The reference in {2.93} to the Israelites ‘drinking the calf into their hearts’, is probably a reference to Moses grinding the calf idol into powder and forcing the Israelites to drink it (Exodus 32.20 † ) For their sin the Israelites are ‘seized by a thunderbolt as (they) looked on’, {2.55-56}, adopting the same words used elsewhere for the destruction visited upon the people of ‘Ad and Thamud, 〈26.〉
- The Ark of the Covenant is mentioned in the Qur’an once, but only in the context of it being returned to Israel at a much later time 〈23.〉
- A particularly enigmatic allusion even by the standards of the Qur’an, which is fairly unintelligible from the text of the Qur’an alone, appears in the story recounted at {2.67-72}, from which Surah 2, ‘The Cow’, takes its name. This passage links a divine instruction to slaughter a yellow or red cow with the successful investigation into an unexplained death. The best explanation appears to be that the Qur’an has conflated two separate sacrifice rituals prescribed in the Torah. In Numbers 19.1-3 † , Moses and Aaron are commanded to slaughter a red heifer. In Deuteronomy 21.1-8 † , it is prescribed that where there is an unexplained death, the inhabitants of the nearest village should sacrifice a cow and deny that they did not know how the person had died. The Quranic story seems to combine these two cow-sacrifice passages whilst adding a new, miraculous, element that, when these rituals were conducted by Moses, a murder victim was resurrected to name his killer.
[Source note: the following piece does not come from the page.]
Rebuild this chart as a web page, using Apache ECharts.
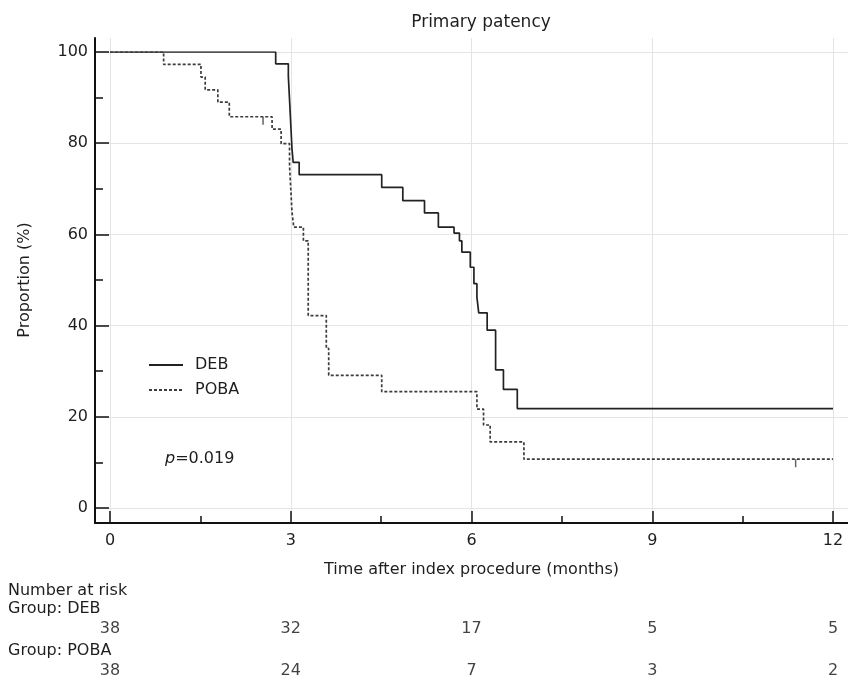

- A young Moses also features in Surah 18 in the unfamiliar role of a disciple, in the story of Al-Khidr 〈28.〉 The Qur’an author may also have sought to plant the suggestion in its audience’s minds that Moses was one and the same with Dhu’l Qarnayn, ‘the two horned one’, normally identified as Alexander the Great 〈29.〉
Aaron
Aaron (Hārūn) is brought into Moses’ mission to Pharaoh at Moses’ own request, {20.30} (‘Through him increase my strength’), {25.35}, {26.12-13} (‘My Lord truly I fear that they will deny me. And my breast will be straitened and my tongue will not be unfettered, so send unto Aaron’) and {28.34}. Subsequently the Qur’an describes the mission as having been undertaken by the two brothers, and has the Pharaoh’s sorcerers profess their belief in ‘the Lord of Moses and Aaron’ {7.122}, {20.70} and {26.48} (reflected in {2.248}‘s reference to the Ark of the Covenant containing relics from ‘the House of Moses and the House of Aaron’). Aaron is even raised to the level of having been given ‘the Book’ along with Moses, {37.114}, see also {10.87}. However, Aaron’s only truly independent role in the Qur’an is the somewhat ignominious one of being dragged by the hair by Moses {7.150}, before having to explain to his older brother how it came to pass that the Israelites had succumbed to idolatry under his watch. To this, his reply in {7.151} and, even more so that in {20.94} – ‘O son of my mother! Seize not my beard or my head. Truly I feared that thou wouldst say: ‘Thou hast caused division among the Children of Israel and thou hast not heeded my word’,’ hardly amounts to an impressive defence.
Muhammad as Moses
When the life of Muhammad came to be recorded it would have close parallels with that of Moses. Muhammad, like Moses did not know his father and was raised as an orphan. From humble origins each was admitted into a wealthy household through gaining the affection of a female, Moses through his discovery and adoption by Pharaoh’s daughter, Muhammad by his marriage to Khadija, see 〈D.〉 The wives and concubines of Muhammad. Both received direct messages from God upon a mountain. In the Qur’an, as in the Bible, Moses is described conveying God’s law to the Israelites on ‘tablets’ {7.145} – a reference to the ten commandments, which were the physical equivalent of the Qur’an’s Preserved Tablet from which Muhammad claimed to be reciting. As was the case with most of the Quranic prophets, Muhammad and Moses had the experience of preaching and finding their messages and warnings rejected. More particularly each shared the experience of leading their people from urban persecution into a desert wilderness as a test of their faith. Having passed this test, each established a powerful nation and theocracy by dint of their faith, their unflinching commitment to the strict application of God’s law, and the sword. Where Moses had seen God smite his enemies with plagues and drown them in the sea, Muhammad and his followers had had to make themselves the God’s agent of revenge. Like Moses, Muhammad had opened the way to his people’s inheritance of the Promised Land in realisation of God’s promise to Abraham, but had been taken by God before he could lead them there himself.
In all his major roles – prophet, leader and lawgiver – Moses is presented as a forerunner of Muhammad. The coincidences are unlikely to be a result of chance or of history repeating. Rather, it seems likely that the composers of the Muhammad story in the eighth century purposely modelled their hero-prophet who had made the Arab conquests possible, upon the existing example of Moses.